Les militants du « oui » se sont mobilisés à Istanbul. | MURAD SEZER / REUTERS

Une courte majorité de Turcs a approuvé dimanche 16 avril le renforcement des pouvoirs du président Recep Tayyip Erdogan au cours d’un référendum. Le résultat de cette consultation populaire influera autant sur l’avenir des relations avec l’Union européenne (UE), que sur l’approche de la « question kurde » et l’évolution des dynamiques sociales.

Un pouvoir sans précédent

Avec cette victoire, M. Erdogan détiendra un pouvoir considérablement renforcé et pourra en théorie rester au pouvoir jusqu’en 2029. L’exécutif sera concentré dans les mains du président, et le poste de premier ministre disparaîtra.

Ses partisans soutiennent qu’une telle mesure est nécessaire pour stabiliser l’exécutif et établir des barrières claires avec le judiciaire et le législatif. Mais ses opposants affirment qu’il n’existerait plus de contre-pouvoir dans ce nouveau système, ouvrant la voie à un régime autocratique.

Ce système présidentiel « rassemble un pouvoir sans précédent dans les mains d’un seul homme », souligne Alan Makovsky, du Center for American Progress.

Le projet d’adhésion à l’UE en sursis

Les relations entre la Turquie et l’Union européenne se sont fortement dégradées dans la dernière ligne droite de la campagne référendaire, M. Erdogan accusant certains pays de « pratiques nazies ». M. Erdogan a affirmé que la candidature de la Turquie à l’UE, au point mort depuis des années, serait mise « sur la table » après le référendum. Il a aussi évoqué dimanche un possible référendum sur le rétablissement de la peine capitale, une ligne rouge pour Bruxelles.

« La tactique consistant à s’en prendre constamment à l’UE (…) à des fins de politique intérieure a maintenant atteint sa limite », commente Marc Pierini, du centre de réflexion Carnegie Europe.

Avec cette victoire, M. Erdogan pourrait être tenté d’enterrer le projet d’adhésion, pour privilégier les relations commerciales, sous la forme d’une union douanière renforcée, par exemple.

Une offensive en Irak envisageable

Depuis la rupture de la trêve historique avec le Parti des travailleurs du Kurdistan (PKK) à l’été 2015, le sud-est de la Turquie est plongé dans une spirale d’affrontements meurtriers entre les forces de sécurité turques et les séparatistes kurdes.

L’offensive militaire d’Ankara s’est doublée d’une répression accrue contre les milieux politiques et médiatiques prokurdes, accusés d’activités « terroristes » en lien avec le PKK.

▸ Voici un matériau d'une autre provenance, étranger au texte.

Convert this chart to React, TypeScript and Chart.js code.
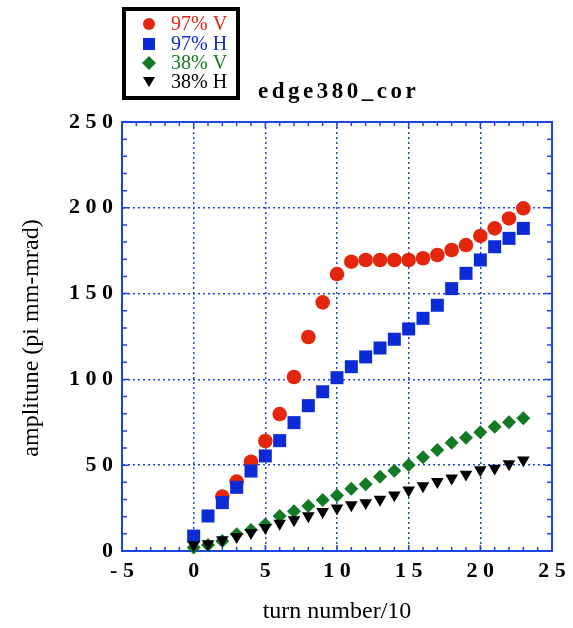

Avec la courte victoire du oui, M. Erdogan pourrait être contraint d’adopter une approche plus « conciliante » sur la « question kurde », pense Asli Aydintasbas, experte au Conseil européen des relations internationales. Cependant, l’heure est toujours à la rhétorique martiale, et la presse proche du pouvoir rapporte qu’une offensive terrestre sera lancée après le référendum contre le PKK dans le nord de l’Irak.

Un discours apaisé

La société turque s’est fortement polarisée ces dernières années autour de la figure de M. Erdogan. Pendant la campagne référendaire, le président turc a diabolisé ses opposants, les accusant de collusion avec les « terroristes » et les « putschistes ».

M. Erdogan « remporte [les élections], mais, au final, une moitié du pays l’aime, et l’autre le déteste. C’est cela, l’origine de la crise de la Turquie moderne », explique Soner Cagaptay, analyste au Washington Institute. Cependant, M. Erdogan, qui s’est allié avec les ultranationalistes pour remporter la bataille du référendum, a fait montre d’un grand pragmatisme par le passé.

Certains observateurs s’attendent à ce qu’il adopte un discours plus apaisant après le référendum. « Maintenant est venu le moment de la solidarité, de l’unité, d’être, tous ensemble, la Turquie », a déclaré le premier ministre Binali Yildirim dimanche, lors de son discours de victoire.

Des conséquences incertaines sur les marchés à long terme

Les marchés ont misé prudemment sur une victoire du oui au référendum, espérant un retour à la stabilité qui fait défaut à la Turquie, frappée depuis un an et demi par une vague d’attentats, et secouée par une tentative de putsch en juillet.

Mais à moyen terme, l’incertitude domine. L’affaiblissement de la confiance des investisseurs dans les institutions, une polarisation accrue de la société et le retard des réformes structurelles pourraient affecter la croissance.

Une victoire du oui « pourrait être saluée par les marchés à court terme », avait analysé le cabinet BCG Partners à Istanbul avant le scrutin. Mais la croissance « reste feutrée et les implications à long terme du système [présidentiel] sont encore inconnues », avait-il souligné.